Chef Guo Signature Pork Chops, Chef Guo created this classic combining Chinese-Western dish during a cooking-related cultural exchange with French chefs, and it won the Special Golden Award from the Association International de la Gastronomie Chinoise. This dish uses Chinese pickles instead of salt to emphasize the natural flavor of the pork. The chop is fried, giving it a golden luster with a crisp taste as well as a crunchy exterior and tender interior. It is served in a simple tomato sauce and with a house made chocolate pocky stick that melts on the dish, adding a sweet flavor and aroma that complete the dish.
Tofu with Caviar, caviar, one of the world’s ‘three main culinary treasures’ is served over tofu cooked at a low temperature for 8 hours to give it a sweet flavor in a scallion sauce.

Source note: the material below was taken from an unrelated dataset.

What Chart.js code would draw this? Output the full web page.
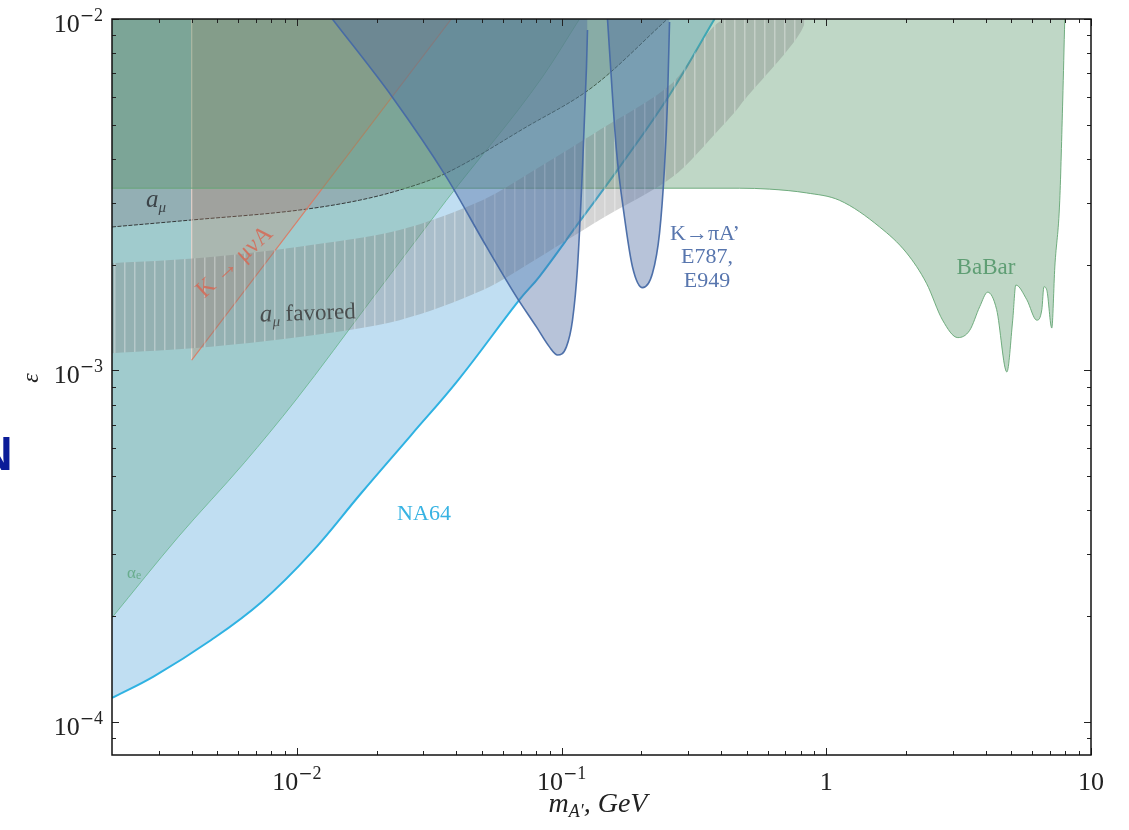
<!DOCTYPE html>
<html>
<head>
<meta charset="utf-8">
<script src="https://cdn.jsdelivr.net/npm/chart.js@4.4.1/dist/chart.umd.min.js"></script>
<style>
html, body { margin: 0; padding: 0; background: #fff; }
#wrap { width: 1129px; height: 830px; }
</style>
</head>
<body>
<div id="wrap"><canvas id="c" width="1129" height="830"></canvas></div>
<script>
// NA64 limit
const na64Mass = [0.002, 0.00289, 0.00474, 0.00733, 0.01133, 0.0175, 0.027, 0.0407, 0.0693, 0.0824, 0.1168, 0.1626, 0.2556, 0.378];
const na64Eps = [1.17e-4, 1.35e-4, 1.71e-4, 2.19e-4, 3.03e-4, 4.48e-4, 6.55e-4, 9.4e-4, 1.59e-3, 1.85e-3, 2.65e-3, 3.72e-3, 6.08e-3, 1.0e-2];

// a_e limit
const aeMass = [0.002, 0.00356, 0.00632, 0.0099, 0.0191, 0.0367, 0.0846, 0.1168];
const aeEps = [1.98e-4, 3.36e-4, 5.46e-4, 8.24e-4, 1.59e-3, 3.05e-3, 6.84e-3, 1.0e-2];

// BaBar limit
const babarMass = [0.002, 0.47, 0.611, 0.842, 1.12, 1.59, 2.01, 2.39, 2.75, 3.14, 3.48, 3.80, 4.07, 4.40, 4.81, 5.06, 5.20, 5.72, 6.24, 6.52, 6.64, 6.81, 7.11, 7.30, 7.62, 7.82, 7.96];
const babarEps = [3.3e-3, 3.3e-3, 3.28e-3, 3.2e-3, 3.05e-3, 2.56e-3, 2.16e-3, 1.77e-3, 1.39e-3, 1.24e-3, 1.30e-3, 1.52e-3, 1.67e-3, 1.49e-3, 9.9e-4, 1.39e-3, 1.75e-3, 1.59e-3, 1.39e-3, 1.49e-3, 1.73e-3, 1.69e-3, 1.32e-3, 1.97e-3, 3.05e-3, 5.88e-3, 1.0e-2];

// a_mu exclusion line
const amuMass = [0.002, 0.004, 0.0102, 0.0172, 0.0244, 0.0354, 0.0736, 0.1307, 0.251];
const amuEps = [2.56e-3, 2.68e-3, 2.86e-3, 3.05e-3, 3.26e-3, 3.60e-3, 4.93e-3, 6.40e-3, 1.0e-2];

// K -> mu nu A
const kmunuMass = [0.004, 0.004, 0.0383];
const kmunuEps = [1.0e-2, 1.07e-3, 1.0e-2];

// a_mu favored band (upper edge left->right, then lower edge right->left)
const favMass = [0.002, 0.00427, 0.0102, 0.0244, 0.0502, 0.0824, 0.139, 0.262, 0.41, 0.83, 0.47, 0.398, 0.262, 0.139, 0.0824, 0.0502, 0.0244, 0.0102, 0.00427, 0.002];
const favEps = [2.02e-3, 2.09e-3, 2.25e-3, 2.51e-3, 3.05e-3, 3.79e-3, 4.83e-3, 6.58e-3, 1.0e-2, 1.0e-2, 5.65e-3, 4.9e-3, 3.55e-3, 2.68e-3, 2.10e-3, 1.69e-3, 1.39e-3, 1.245e-3, 1.16e-3, 1.12e-3];

// K -> pi A' (E787, E949), two islands
const e787aMass = [0.0136, 0.0229, 0.0367, 0.052, 0.0675, 0.0803, 0.0899, 0.0964, 0.1042, 0.1099, 0.1148, 0.1199, 0.1241, 0.1252];
const e787aEps = [1.0e-2, 6.0e-3, 3.55e-3, 2.25e-3, 1.62e-3, 1.33e-3, 1.167e-3, 1.107e-3, 1.167e-3, 1.39e-3, 1.97e-3, 3.79e-3, 7.3e-3, 9.3e-3];
const e787bMass = [0.149, 0.1516, 0.161, 0.1727, 0.1852, 0.202, 0.2204, 0.2343, 0.2447, 0.2512, 0.2556];
const e787bEps = [1.0e-2, 8.16e-3, 4.24e-3, 2.73e-3, 1.97e-3, 1.72e-3, 1.89e-3, 2.46e-3, 3.79e-3, 5.88e-3, 9.8e-3];

// axes
const xMajor = [0.01, 0.1, 1, 10];
const xMajorLabels = [['10', '−2'], ['10', '−1'], ['1', ''], ['10', '']];
const yMajor = [1e-4, 1e-3, 1e-2];
const yMajorLabels = [['10', '−4'], ['10', '−3'], ['10', '−2']];

const SERIF = '"Liberation Serif", "DejaVu Serif", serif';
const WIDE = '"DejaVu Serif", serif';

function pts(xs, ys) {
    return xs.map((x, i) => ({ x: x, y: ys[i] }));
}

const canvas = document.getElementById('c');
const ctx = canvas.getContext('2d');

// hatch for a_mu favored band
function makeHatch() {
    const p = document.createElement('canvas');
    p.width = 10;
    p.height = 10;
    const g = p.getContext('2d');
    g.fillStyle = 'rgba(125,125,125,0.33)';
    g.fillRect(0, 0, 10, 10);
    g.fillStyle = 'rgba(255,255,255,0.32)';
    g.fillRect(4, 0, 1.5, 10);
    return ctx.createPattern(p, 'repeat');
}

// 富文本: parts = [[text, size, italic, dy, family]]
function fontOf(p) {
    return (p[2] ? 'italic ' : '') + p[1] + 'px ' + (p[4] || SERIF);
}
function drawRich(c, parts, x, y, align, color) {
    let w = 0;
    const ws = parts.map(p => {
        c.font = fontOf(p);
        const m = c.measureText(p[0]).width;
        w += m;
        return m;
    });
    let cx = align === 'center' ? x - w / 2 : (align === 'right' ? x - w : x);
    c.fillStyle = color;
    c.textAlign = 'left';
    c.textBaseline = 'alphabetic';
    parts.forEach((p, i) => {
        c.font = fontOf(p);
        c.fillText(p[0], cx, y + (p[3] || 0));
        cx += ws[i];
    });
}
function tickParts(l) {
    const parts = [[l[0], 26, false, 0]];
    if (l[1]) {
        parts.push([l[1].charAt(0), 17, false, -11, WIDE]);
        parts.push([l[1].slice(1), 18, false, -11]);
    }
    return parts;
}

const frame = {
    id: 'frame',
    beforeDraw(chart) {
        const c = chart.ctx;
        c.save();
        c.fillStyle = '#fff';
        c.fillRect(0, 0, chart.width, chart.height);
        c.restore();
    },
    afterDraw(chart) {
        const c = chart.ctx;
        const a = chart.chartArea;
        const xs = chart.scales.x;
        const ys = chart.scales.y;
        c.save();

        // ticks (inward, all four sides)
        c.strokeStyle = '#222';
        c.lineWidth = 1;
        const xTick = (v, len) => {
            const px = Math.round(xs.getPixelForValue(v)) + 0.5;
            c.beginPath();
            c.moveTo(px, a.bottom); c.lineTo(px, a.bottom - len);
            c.moveTo(px, a.top); c.lineTo(px, a.top + len);
            c.stroke();
        };
        const yTick = (v, len) => {
            const py = Math.round(ys.getPixelForValue(v)) + 0.5;
            c.beginPath();
            c.moveTo(a.left, py); c.lineTo(a.left + len, py);
            c.moveTo(a.right, py); c.lineTo(a.right - len, py);
            c.stroke();
        };
        [0.001, 0.01, 0.1, 1].forEach(d => {
            for (let k = 2; k <= 9; k++) {
                const v = k * d;
                if (v > 0.002 && v < 10) xTick(v, 4);
            }
        });
        xMajor.forEach(v => xTick(v, 7));
        [1e-5, 1e-4, 1e-3].forEach(d => {
            for (let k = 2; k <= 9; k++) {
                const v = k * d;
                if (v > 8.05e-5 && v < 1e-2) yTick(v, 4);
            }
        });
        yMajor.forEach(v => yTick(v, 7));

        // frame
        c.strokeStyle = '#111';
        c.lineWidth = 1.5;
        c.strokeRect(a.left, a.top, a.right - a.left, a.bottom - a.top);

        // tick labels
        xMajor.forEach((v, i) => {
            const px = xs.getPixelForValue(v);
            drawRich(c, tickParts(xMajorLabels[i]), px, 790, 'center', '#222');
        });
        yMajor.forEach((v, i) => {
            const py = ys.getPixelForValue(v);
            drawRich(c, tickParts(yMajorLabels[i]), 103, py + 13, 'right', '#222');
        });

        // axis titles
        drawRich(c, [['m', 28, true, 0], ['A\u2032', 18, true, 5], [', GeV', 28, true, 0]], 598, 812, 'center', '#222');
        c.save();
        c.translate(38, 378);
        c.rotate(-Math.PI / 2);
        drawRich(c, [['ε', 24, true, 0]], 0, 0, 'center', '#222');
        c.restore();

        // region labels
        drawRich(c, [['a', 25, true, 0], ['μ', 15, true, 5]], 146, 207, 'left', 'rgba(50,55,60,0.9)');
        c.save();
        c.translate(308, 320);
        c.rotate(-0.035);
        drawRich(c, [['a', 25, true, 0], ['μ', 15, true, 5], [' favored', 23, false, 0]], 0, 0, 'center', 'rgba(60,60,60,0.85)');
        c.restore();
        c.save();
        c.translate(239, 267);
        c.rotate(-0.74);
        drawRich(c, [['K → μνA', 24, false, 0]], 0, 0, 'center', 'rgba(214,105,85,0.85)');
        c.restore();
        drawRich(c, [['NA64', 22, false, 0]], 424, 520, 'center', '#37b3e3');
        drawRich(c, [['K→πA\u2019', 22, false, 0]], 705, 240, 'center', '#5876ae');
        drawRich(c, [['E787,', 22, false, 0]], 707, 263, 'center', '#5876ae');
        drawRich(c, [['E949', 22, false, 0]], 707, 287, 'center', '#5876ae');
        drawRich(c, [['BaBar', 23, false, 0]], 986, 274, 'center', '#5f9e74');
        drawRich(c, [['α', 17, false, 0], ['e', 12, false, 1]], 127, 578, 'left', 'rgba(90,165,125,0.8)');

        // 页面边缘残留的字母
        c.font = 'bold 48px "Liberation Sans", sans-serif';
        c.fillStyle = '#0b1c98';
        c.textAlign = 'left';
        c.fillText('N', -22, 470);
        c.restore();
    }
};

const hatch = makeHatch();

const base = { showLine: true, pointRadius: 0, pointHoverRadius: 0 };

new Chart(ctx, {
    type: 'scatter',
    data: {
        datasets: [
            Object.assign({}, base, {
                label: 'E787b', order: 1, data: pts(e787bMass, e787bEps),
                fill: 'end', backgroundColor: 'rgba(75,105,160,0.40)',
                borderColor: 'rgba(70,105,165,0.95)', borderWidth: 1.6,
                cubicInterpolationMode: 'monotone'
            }),
            Object.assign({}, base, {
                label: 'E787a', order: 2, data: pts(e787aMass, e787aEps),
                fill: 'end', backgroundColor: 'rgba(75,105,160,0.40)',
                borderColor: 'rgba(70,105,165,0.95)', borderWidth: 1.6,
                cubicInterpolationMode: 'monotone'
            }),
            Object.assign({}, base, {
                label: 'favored', order: 3, data: pts(favMass, favEps),
                fill: 'shape', backgroundColor: hatch,
                borderColor: 'rgba(0,0,0,0)', borderWidth: 0, tension: 0.3
            }),
            Object.assign({}, base, {
                label: 'BaBar', order: 4, data: pts(babarMass, babarEps),
                fill: 'end', backgroundColor: 'rgba(86,150,105,0.38)',
                borderColor: 'rgba(100,165,115,0.9)', borderWidth: 1,
                cubicInterpolationMode: 'monotone'
            }),
            Object.assign({}, base, {
                label: 'Kmunu', order: 5, data: pts(kmunuMass, kmunuEps),
                fill: 'end', backgroundColor: 'rgba(200,125,90,0.25)',
                borderColor: 'rgba(222,120,95,0.9)', borderWidth: 1.2, tension: 0,
                segment: {
                    borderColor: s => s.p0DataIndex === 0 ? 'rgba(245,215,205,0.8)' : 'rgba(222,120,95,0.9)'
                }
            }),
            Object.assign({}, base, {
                label: 'amu', order: 6, data: pts(amuMass, amuEps),
                fill: 'end', backgroundColor: 'rgba(125,128,140,0.38)',
                borderColor: 'rgba(35,35,35,0.85)', borderWidth: 1, borderDash: [4, 1.5],
                cubicInterpolationMode: 'monotone'
            }),
            Object.assign({}, base, {
                label: 'ae', order: 7, data: pts(aeMass, aeEps),
                fill: 'end', backgroundColor: 'rgba(112,175,150,0.40)',
                borderColor: 'rgba(110,185,150,0.9)', borderWidth: 1,
                cubicInterpolationMode: 'monotone'
            }),
            Object.assign({}, base, {
                label: 'NA64', order: 8, data: pts(na64Mass, na64Eps),
                fill: 'end', backgroundColor: 'rgba(130,190,230,0.5)',
                borderColor: '#2fb2e2', borderWidth: 2,
                tension: 0.4
            })
        ]
    },
    options: {
        responsive: false,
        animation: false,
        devicePixelRatio: 1,
        layout: { padding: { left: 112, right: 38, top: 19, bottom: 75 } },
        plugins: { legend: { display: false }, tooltip: { enabled: false } },
        scales: {
            x: { type: 'logarithmic', min: 0.002, max: 10, display: false },
            y: { type: 'logarithmic', min: 8.05e-5, max: 1e-2, display: false }
        }
    },
    plugins: [frame]
});
</script>
</body>
</html>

Chef Guo Signature Noodles with Black Bean Sauce is an elegant swirl of house made noodles based in black bean sauce on a secret recipe passed down from the imperial palace of the late Qing dynasty’s House of Aisin-Gioro.
Tricolor Sea Swallow, composed of one of the world’s most precious ingredients, known as the sea swallow. The cartilaginous fish lives more than 4,000 meters below the surface of the Pacific Ocean, and it has a high nutritional value. The fish bone is dried then rehydrated to create a gelatin and is served in a glass dish, first with papaya added to create a flavor base then kiwi is mixed in, followed by yogurt. After each ingredient is mixed in, the diner samples the flavors to truly understand the metamorphosis.
Golden Orange Sitting on a Swing is the dessert course. Rather than serve pastries, Chef Guo serves fruit for dessert as is customary in China as it helps to digest from the large meal. The fruit platter is composed of Florida Oranges and Red Delicious Apples.
The final course is Pu’er Tea, produced in China’s Yunnan Province, which is protected by geographical indications, and is made using a specified fermentation technique. It is a ripe tea that has been naturally grown for more than 100 years on an ancient tea tree. Pu’er is orange, yellow, and thick, and has a strong and unique aroma with a dense taste. Guests are encouraged to smell the tea before drinking to experience the full flavor profile.
The restaurant will debut with a seven-wine pairing by Max Tierno (Corkbuzz, Eleven Madison Park, La Devozione) that includes such selections as Heitz Cabernet Sauvignon, Grgich Hills Estate Chardonnay, and R. Geoffroy Expression Champagne.